The Obama administration had hoped that the issue could be resolved by Tehran simply withdrawing the nomination.

White House spokesman Jay Carney also addressed the issue on Friday, saying: “Our position is that we will not be issuing him a visa.”

Denying visas to U.N. ambassadorial nominees or to foreign heads of state who want to attend United Nations events in the United States is highly unusual. The move comes amid a possible thaw in the decades-long diplomatic freeze between the U.S. and Iran, as the two countries negotiate a deal to curb Tehran's disputed nuclear program.

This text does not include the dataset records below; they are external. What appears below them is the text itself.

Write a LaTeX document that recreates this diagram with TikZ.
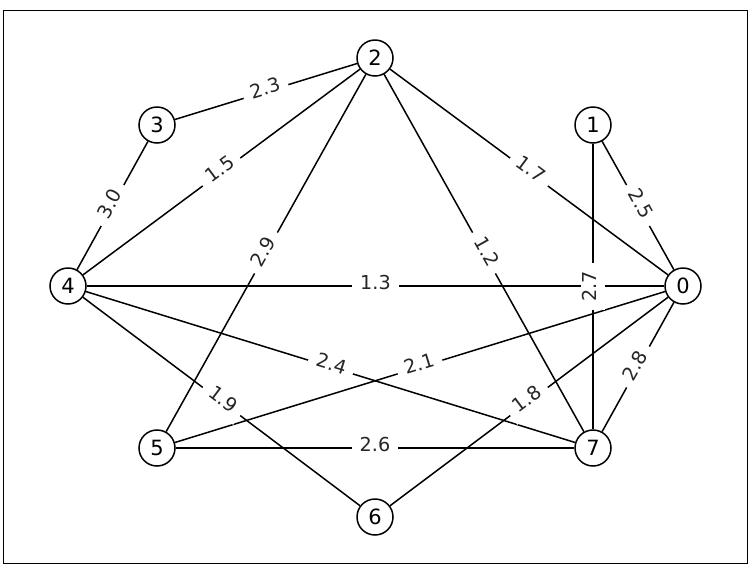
\documentclass[tikz,border=0pt]{standalone}
\usepackage{fontspec}
\setmainfont{DejaVu Sans}
\begin{document}
\begin{tikzpicture}[x=1pt,y=-1pt,
  vtx/.style={circle,draw,fill=white,minimum size=36pt,inner sep=0pt,line width=1.5pt,font=\fontsize{21}{24}\selectfont},
  edgeline/.style={line width=1.5pt},
  wlab/.style={midway,sloped,fill=white,inner xsep=8pt,inner ysep=5.8pt,text height=0.93em,text depth=0.24em,font=\fontsize{19.2}{22}\selectfont,text=black!85}]
\useasboundingbox (0,0) rectangle (754,574);
\draw[line width=1.2pt] (3.5,10.5) rectangle (747.5,563.5);
\node[vtx] (0) at (683,286) {0};
\node[vtx] (1) at (593,125) {1};
\node[vtx] (2) at (375,58) {2};
\node[vtx] (3) at (157,125) {3};
\node[vtx] (4) at (68,286) {4};
\node[vtx] (5) at (157,448) {5};
\node[vtx] (6) at (375,517) {6};
\node[vtx] (7) at (593,448) {7};
\def\edgelist{3/2/2.3, 4/3/3.0, 4/2/1.5, 5/2/2.9, 2/7/1.2, 2/0/1.7, 1/0/2.5, 7/1/2.7, 4/0/1.3, 4/7/2.4, 4/6/1.9, 5/0/2.1, 5/7/2.6, 6/0/1.8, 7/0/2.8}
\foreach \a/\b/\w in \edgelist {\draw[edgeline] (\a) -- (\b);}
\foreach \a/\b/\w in \edgelist {\path (\a) -- node[wlab]{\w} (\b);}
\end{tikzpicture}
\end{document}
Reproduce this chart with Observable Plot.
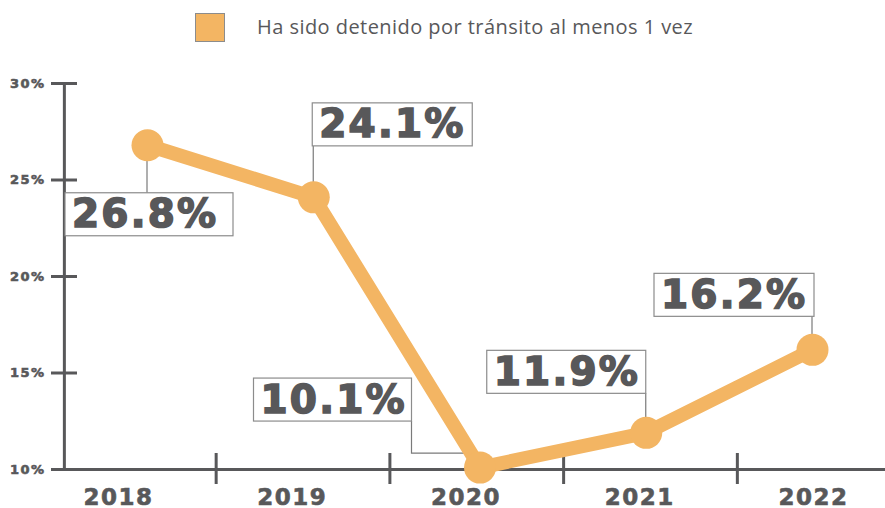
<!DOCTYPE html>
<html lang="es">
<head>
<meta charset="utf-8">
<script src="https://cdn.jsdelivr.net/npm/d3@7"></script>
<script src="https://cdn.jsdelivr.net/npm/@observablehq/plot@0.6"></script>
<style>
  html, body { margin: 0; padding: 0; background: #fff; }
  body { width: 885px; height: 508px; overflow: hidden; }
  #legend { position: relative; width: 885px; height: 52px; font-family: "Open Sans", sans-serif; }
  #legend .swatch { position: absolute; left: 195px; top: 13px; width: 30px; height: 29px; background: #F3B563; border: 1px solid #8c8c8c; box-sizing: border-box; }
  #legend .label { position: absolute; left: 257px; top: 13px; font-size: 20px; letter-spacing: 0.45px; color: #58585a; white-space: nowrap; }
  #chart svg text { letter-spacing: 1.5px; stroke: #58585a; stroke-width: 0.6px; paint-order: stroke; }
</style>
</head>
<body>
<div id="legend"></div>
<div id="chart"></div>
<script>
// ---- data ----
const years = [2018, 2019, 2020, 2021, 2022];
const values = [26.8, 24.1, 10.1, 11.9, 16.2];
const yearLabels = ["2018", "2019", "2020", "2021", "2022"];
const yTicks = [10, 15, 20, 25, 30];
const seriesName = "Ha sido detenido por tránsito al menos 1 vez";

// ---- styling / layout ----
const ink = "#58585a";
const orange = "#F3B563";
const W = 885, H = 456;
// category axis (label band centres and separators), in x-scale units
const catPos = i => 2017.826 + i * 1.045;
const sepPos = i => catPos(i) + 0.587;
// annotation boxes: offset of box (left, top) from the point, box width, leader style
const boxLayout = [
  {ox: -82,  oy: 48,  w: 168, leader: "top"},
  {ox: -1,   oy: -94, w: 160, leader: "bottom"},
  {ox: -226, oy: -89, w: 158, leader: "elbow"},
  {ox: -159, oy: -82, w: 159, leader: "bottom"},
  {ox: -158, oy: -76, w: 160, leader: "bottom"}
];
const boxH = 43;

const data = years.map((year, i) => ({year, value: values[i], label: values[i].toFixed(1) + "%"}));

// legend
const legend = d3.select("#legend");
legend.append("div").attr("class", "swatch");
legend.append("div").attr("class", "label").text(seriesName);

function annotations(index, scales) {
  const g = d3.create("svg:g").attr("aria-label", "value labels");
  data.forEach((d, i) => {
    const L = boxLayout[i];
    const px = scales.x(d.year), py = scales.y(d.value);
    const x0 = px + L.ox, y0 = py + L.oy;
    let path;
    if (L.leader === "top") path = `M${px},${py}V${y0}`;
    else if (L.leader === "bottom") path = `M${px},${y0 + boxH}V${py}`;
    else path = `M${x0 + L.w},${y0 + boxH}V${py - 14}H${px}`;
    g.append("path").attr("d", path).attr("fill", "none")
      .attr("stroke", "#7a7a7a").attr("stroke-width", 1.2);
    g.append("rect").attr("x", x0).attr("y", y0).attr("width", L.w).attr("height", boxH)
      .attr("fill", "white").attr("stroke", "#8c8c8c").attr("stroke-width", 1.2);
    g.append("text").attr("x", x0 + 7).attr("y", y0 + boxH / 2 + 13)
      .attr("text-anchor", "start")
      .attr("fill", ink).attr("font-family", "DejaVu Sans").attr("font-weight", "bold")
      .attr("font-size", 39).attr("style", "letter-spacing:2.2px;stroke:#58585a;stroke-width:1.6px;paint-order:stroke")
      .text(d.label);
  });
  return g.node();
}

const chart = Plot.plot({
  width: W,
  height: H,
  marginTop: 31,
  marginBottom: 39,
  marginLeft: 63,
  marginRight: 0,
  style: {fontFamily: "DejaVu Sans", color: ink, background: "white", overflow: "visible"},
  x: {domain: [2018, 2022], range: [147, 812], axis: null},
  y: {domain: [10, 30], axis: null},
  marks: [
    Plot.ruleY([10], {stroke: ink, strokeWidth: 3}),
    Plot.ruleX([2017.5], {stroke: ink, strokeWidth: 3}),
    Plot.axisY({ticks: yTicks, tickSize: 12, tickPadding: 6, strokeWidth: 3, label: null,
      tickFormat: d => d + "%", fontSize: 13, fontWeight: "bold"}),
    Plot.tickY(yTicks, {y: d => d, stroke: ink, strokeWidth: 3, insetRight: W - 77}),
    Plot.ruleX([0, 1, 2, 3].map(sepPos), {stroke: ink, strokeWidth: 3, insetTop: 370, insetBottom: -15}),
    Plot.text(yearLabels, {x: (d, i) => catPos(i), frameAnchor: "bottom", lineAnchor: "bottom",
      dy: 35, text: d => d, fontSize: 23, fontWeight: "bold", fill: ink}),
    annotations,
    Plot.line(data, {x: "year", y: "value", stroke: orange, strokeWidth: 14,
      strokeLinejoin: "round", strokeLinecap: "round"}),
    Plot.dot(data, {x: "year", y: "value", r: 16, fill: orange})
  ]
});
document.getElementById("chart").appendChild(chart);
</script>
</body>
</html>
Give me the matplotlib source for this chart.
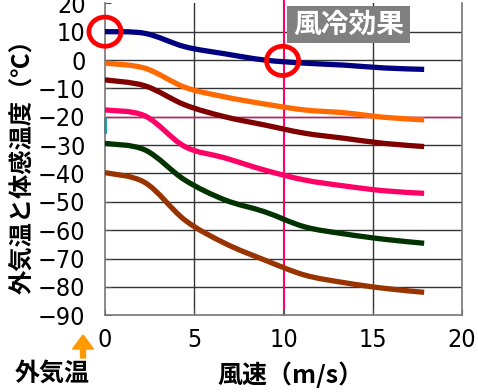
import matplotlib
matplotlib.use("Agg")
import matplotlib.pyplot as plt
from matplotlib.path import Path
from matplotlib.patches import PathPatch, Ellipse, Rectangle, FancyArrow
from matplotlib import font_manager

# 風速 (m/s) : 0〜40 mph を 5 mph 刻み
wind = [0, 2.24, 4.47, 6.71, 8.94, 11.18, 13.41, 15.65, 17.88]

# 体感温度 (℃) 外気温ごと
t_10 = [10, 9.4, 4.7, 2.2, 0.0, -1.1, -1.8, -2.8, -3.3]
t_0 = [-1.1, -2.9, -9.6, -13.0, -15.5, -17.6, -18.6, -20.2, -21.1]
t_m10 = [-7.0, -9.1, -15.8, -20.0, -22.9, -25.8, -27.6, -29.4, -30.5]
t_m20 = [-17.6, -19.7, -30.5, -34.5, -38.8, -42.3, -44.4, -46.1, -47.0]
t_m30 = [-29.4, -31.7, -42.3, -49.3, -53.5, -58.8, -61.3, -63.2, -64.6]
t_m40 = [-39.7, -43.2, -56.4, -64.6, -70.5, -75.8, -78.5, -80.5, -81.9]

series = [t_10, t_0, t_m10, t_m20, t_m30, t_m40]
colors = ["#000080", "#FF6A00", "#800000", "#FF0066", "#003300", "#993300"]

x_ticks = [0, 5, 10, 15, 20]
y_ticks = list(range(20, -91, -10))

# 注目点 (風速, 体感温度)
marks = [(0, 10), (9.95, -0.3)]

cjk = "Noto Sans CJK JP"
plt.rcParams["font.family"] = [cjk, "DejaVu Sans"]
plt.rcParams["axes.unicode_minus"] = True

# 数字用の細い書体を探す
num_fp = None
for key in ["LiberationSansNarrow-Regular", "DejaVuSansCondensed.ttf"]:
    for f in font_manager.fontManager.ttflist:
        if key in f.fname:
            num_fp = font_manager.FontProperties(fname=f.fname, size=18)
            break
    if num_fp is not None:
        break
if num_fp is None:
    num_fp = font_manager.FontProperties(family=cjk, size=18.5, weight="medium")


def smooth_path(xs, ys):
    # Excel風のスムージング線
    pts = list(zip(xs, ys))
    verts = [pts[0]]
    codes = [Path.MOVETO]
    n = len(pts)
    for i in range(n - 1):
        p0 = pts[max(i - 1, 0)]
        p1 = pts[i]
        p2 = pts[i + 1]
        p3 = pts[min(i + 2, n - 1)]
        c1 = (p1[0] + (p2[0] - p0[0]) / 6, p1[1] + (p2[1] - p0[1]) / 6)
        c2 = (p2[0] - (p3[0] - p1[0]) / 6, p2[1] - (p3[1] - p1[1]) / 6)
        verts += [c1, c2, p2]
        codes += [Path.CURVE4] * 3
    return Path(verts, codes)


W, H = 478, 392
fig = plt.figure(figsize=(W / 100, H / 100), dpi=100)
ax = fig.add_axes([105 / W, 1 - 315.3 / H, 357 / W, 312 / H])
ax.set_xlim(0, 20)
ax.set_ylim(-90, 20)

for y in y_ticks[1:-1]:
    ax.axhline(y, color="#333333", lw=1.0, zorder=1)
for x in [5, 15]:
    ax.axvline(x, color="#333333", lw=1.0, zorder=1)
ax.axhline(-20, color="#FF0066", lw=1.0, zorder=1.5)
ax.axvline(10, ymax=1.011, color="#FF0066", lw=1.5, zorder=1.5, clip_on=False)
ax.plot([0, 0], [-20.5, -25.5], color="#00A0A0", lw=2, zorder=2, clip_on=False)

for ys, c in zip(series, colors):
    ax.add_patch(PathPatch(smooth_path(wind, ys), fill=False, edgecolor=c,
                           lw=3.8, capstyle="butt", zorder=3))

for mx, my in marks:
    ax.add_patch(Ellipse((mx, my), 1.8, 10.3, fill=False, edgecolor="#FF0000",
                         lw=3.4, zorder=4, clip_on=False))

for s in ["left", "bottom", "right"]:
    ax.spines[s].set_color("#777777")
    ax.spines[s].set_linewidth(1.2)
ax.spines["top"].set_visible(False)

ax.set_xticks(x_ticks)
ax.set_yticks(y_ticks)
ax.tick_params(axis="both", direction="in", length=4, color="#555555")
ax.tick_params(axis="y", pad=14)
ax.tick_params(axis="x", pad=9)
for lab in ax.get_xticklabels() + ax.get_yticklabels():
    lab.set_fontproperties(num_fp)

fig.text(22 / W, 1 - 161 / H, "外気温と体感温度（℃）", rotation=90, ha="center",
         va="center", fontsize=17.5, fontweight="bold")
fig.text(290 / W, 1 - 375 / H, "風速（m/s）", ha="center", va="center",
         fontsize=18, fontweight="bold")
fig.text(52 / W, 1 - 374 / H, "外気温", ha="center", va="center",
         fontsize=18, fontweight="bold")

fig.patches.append(Rectangle((287 / W, 1 - 42.5 / H), 123 / W, 36.5 / H,
                             transform=fig.transFigure, facecolor="#808080",
                             edgecolor="none", zorder=5))
fig.text(348.5 / W, 1 - 24.5 / H, "風冷効果", ha="center", va="center",
         fontsize=20, fontweight="bold", color="white", zorder=6)

fig.patches.append(FancyArrow(
    83 / W, 1 - 358 / H, 0, 23 / H, width=5 / W, head_width=21 / W,
    head_length=14 / H, length_includes_head=True, transform=fig.transFigure,
    color="#FF9900", zorder=5))

fig.savefig("out.png", dpi=100)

Aboutalebi is alleged to have participated in a Muslim student group that held 52 Americans hostage for 444 days during the takeover. His nomination has outraged members of Congress, who passed a bill barring entry to the U.S. to an individual found to be engaged in espionage, terrorism or a threat to national security.

Psaki said the State Department does not expect this decision to impact the ongoing talks with Iran over its disputed nuclear program.

Iran has called U.S. rejection of Aboutalebi "not acceptable.” Aboutalebi has insisted his involvement in the group involved in the embassy takeover, Muslim Students Following the Imam's Line, was limited to translation and negotiation.